The earlier offer, which valued the company at A$1.20-1.25 per share, would have seen TPG and OTTP take full control of Fairfax’s real estate listings business, all of the assets in its events and digital ventures business apart from excluding subscription video-on-demand unit Stan, and metropolitan newspaper titles The Sydney Morning Herald, The Age and The Australian Financial Review.

That would have left Fairfax’s regional, community and agricultural media titles, New Zealand publishing assets such as Stuff.co.nz, its radio station network, and Stan in the newly listed entity. This entity would also absorb all of Fairfax’s existing debt.

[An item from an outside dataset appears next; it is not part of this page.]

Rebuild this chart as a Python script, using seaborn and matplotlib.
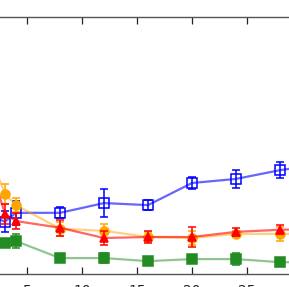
import matplotlib
matplotlib.use("Agg")
import matplotlib.pyplot as plt
import pandas as pd
import seaborn as sns

# x positions (data units)
steps = [2, 3, 4, 8, 12, 16, 20, 24, 28, 32]

blue_y = [11.0, 10.2, 11.9, 11.9, 13.8, 13.4, 17.7, 18.5, 20.2, 21.4]
blue_err = [2.0, 2.1, 2.3, 1.1, 2.7, 1.0, 1.1, 1.75, 1.5, 1.4]

orange_y = [21.0, 15.6, 13.4, 8.8, 8.4, 7.2, 7.0, 7.8, 7.8, 7.8]
orange_err = [2.0, 1.9, 1.4, 1.4, 1.3, 1.0, 1.3, 0.6, 1.4, 1.4]

red_y = [18.5, 11.7, 10.3, 9.0, 7.0, 7.2, 7.2, 8.2, 8.6, 8.8]
red_err = [2.0, 1.9, 1.5, 1.55, 1.4, 1.1, 1.85, 0.8, 0.9, 0.9]

green_y = [6.0, 6.0, 6.4, 3.1, 3.1, 2.5, 2.9, 2.9, 2.3, 2.3]
green_err = [0.8, 0.8, 1.4, 0.4, 1.0, 0.4, 0.6, 1.2, 0.4, 0.4]

series = [
    ("blue", blue_y, blue_err, "s", "none", 6.5, 0.6),
    ("orange", orange_y, orange_err, "o", "orange", 6.5, 0.5),
    ("red", red_y, red_err, "^", "red", 5.5, 0.6),
    ("forestgreen", green_y, green_err, "s", "forestgreen", 6.5, 0.5),
]

sns.set_style("ticks")
fig = plt.figure(figsize=(2.89, 2.87), dpi=100)
# axes is wider than the canvas: left/right edges fall outside
ax = fig.add_axes([-28 / 289, 1 - 274 / 287, 330 / 289, 257 / 287])

for color, ys, errs, marker, face, ms, a in series:
    df = pd.DataFrame({"x": steps, "y": ys})
    sns.lineplot(data=df, x="x", y="y", ax=ax, color=color, alpha=a,
                 linewidth=1.6, sort=False)
    ax.errorbar(steps, ys, yerr=errs, fmt="none", ecolor=color,
                elinewidth=1.1, capsize=3, capthick=1.1)
    ax.plot(steps, ys, linestyle="none", marker=marker, markersize=ms,
            markerfacecolor=face, markeredgecolor=color, markeredgewidth=1.1)

ax.set_xlim(0, 30)
ax.set_ylim(0, 50)
ax.set_xticks([0, 5, 10, 15, 20, 25, 30])
ax.set_xlabel("")
ax.set_ylabel("")
ax.tick_params(axis="x", direction="in", top=True, bottom=True, length=5,
               width=0.9, color="#222222", labelsize=10, pad=7)
ax.tick_params(axis="y", left=False, labelleft=False)
for side in ["top", "bottom", "left", "right"]:
    ax.spines[side].set_color("#555555")
    ax.spines[side].set_linewidth(1.0)

fig.savefig("out.png", dpi=100)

Fairfax presents a challenge to prospective buyers because of the contrasting fortunes of its digital and traditional media assets. The company reported revenue of A$1.81 billion for the 12 months ended June 2016, down slightly on the previous year, but swung from a net profit of A$87.2 million to a net loss of A$883.2 million largely due to A$1 billion in impairment costs tied to the Australian newspaper titles. Meanwhile, the real estate listings business and Stan are growing rapidly.

The Fairfax board has in recent months explored a number of different options for the business. These include a merger with New Zealand's NZME – which New Zealand regulators declined to authorize – and the spin-out of Domain into a separate listed company that would be up to 60% owned by Fairfax. It also plans to restructure the editorial operations of the metropolitan newspapers, a move that will result in job cuts.

TPG is currently in the market with its seventh pan-Asian fund, targeting up to $4.5 billion. Australian operations are led by Joel Thickins, who moved over from CHAMP Private Equity at the end of last year in place of Ben Gray, who has set up his own private equity firm. Recent TPG activity in the country includes the sale of Alinta Energy to Chow Tai Fook Enterprises for $3.1 billion.